How different could a simple agreement between debtor and creditor be? An IVA and a Debt Management Programme are both agreements between debtors and creditors, yes, but the similarities end there. Their differences need to be examined when considering any type of debt management programme.

During the course of an IVA, a licenced Insolvency Practitioner represents the debtor’s interests and oversees the monthly transactions, whilst Debt Management is set up by a commercial DM broker and not regulated by the Government. An IVA is legally binding; a Debt Management Programme is strictly informal.

Debt management might entail negotiating frozen interest or smaller payments, but the arrangement may last for 15 or 20 years, whilst an IVA runs for just five years, after which no legal action can be taken for the same debts. This is not the case with a Debt Management Programme. However, the money saved in monthly payments under Debt Management can be substantial: the minimum for a DMP is £80 compared to £200 under an IVA. Payments can be severely reduced in an IVA, but it appears on your credit history for six years, just as bankruptcy does, and it can impact your ability to get loans or mortgages in the meantime. DMPs carry no such drawbacks.

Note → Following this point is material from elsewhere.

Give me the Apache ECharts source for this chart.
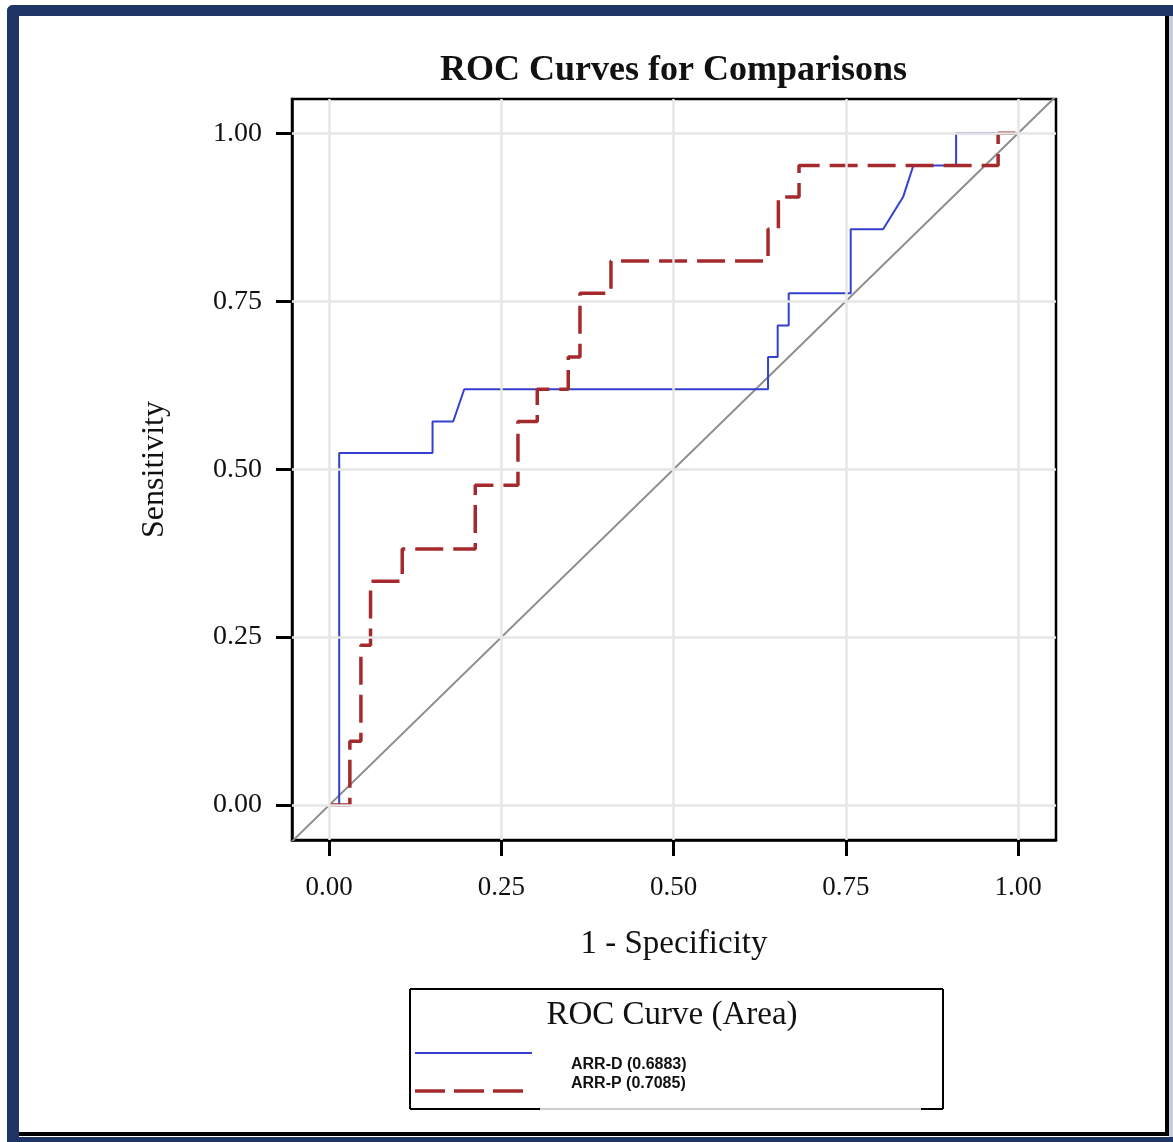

A lender is more likely to accept a reduced settlement amount with an IVA, and they are required by law to follow the agreement once it’s been agreed upon by other creditors. In a Debt Management agreement, a creditor will usually want a complete settlement rather than negotiating terms. If they decide to negotiate amounts, they can back out at any time; the arrangement is never legally binding.

Qualifications for an IVA or Debt Management Programme also differ—to enter into a DMP, debt must be at least £2000 unsecured, owed to at least two creditors. For an IVA, debt must be at least £15,000 unsecured owed to at least three creditors. The greater the debt, the more useful an IVA is, with its ability to negotiate partial payments. Both systems carry fees to either the IVA’s Practitioner or the DMP company.

The most important factors in this decision will be 1.) how much debt you carry, 2.) whether you will need loans in the future, 3.) and how much you can pay per month on the debt. If you owe a great amount, can make a substantial monthly payment, and do not not need loans in the near future, for instance, you may want to choose an IVA over a DMP.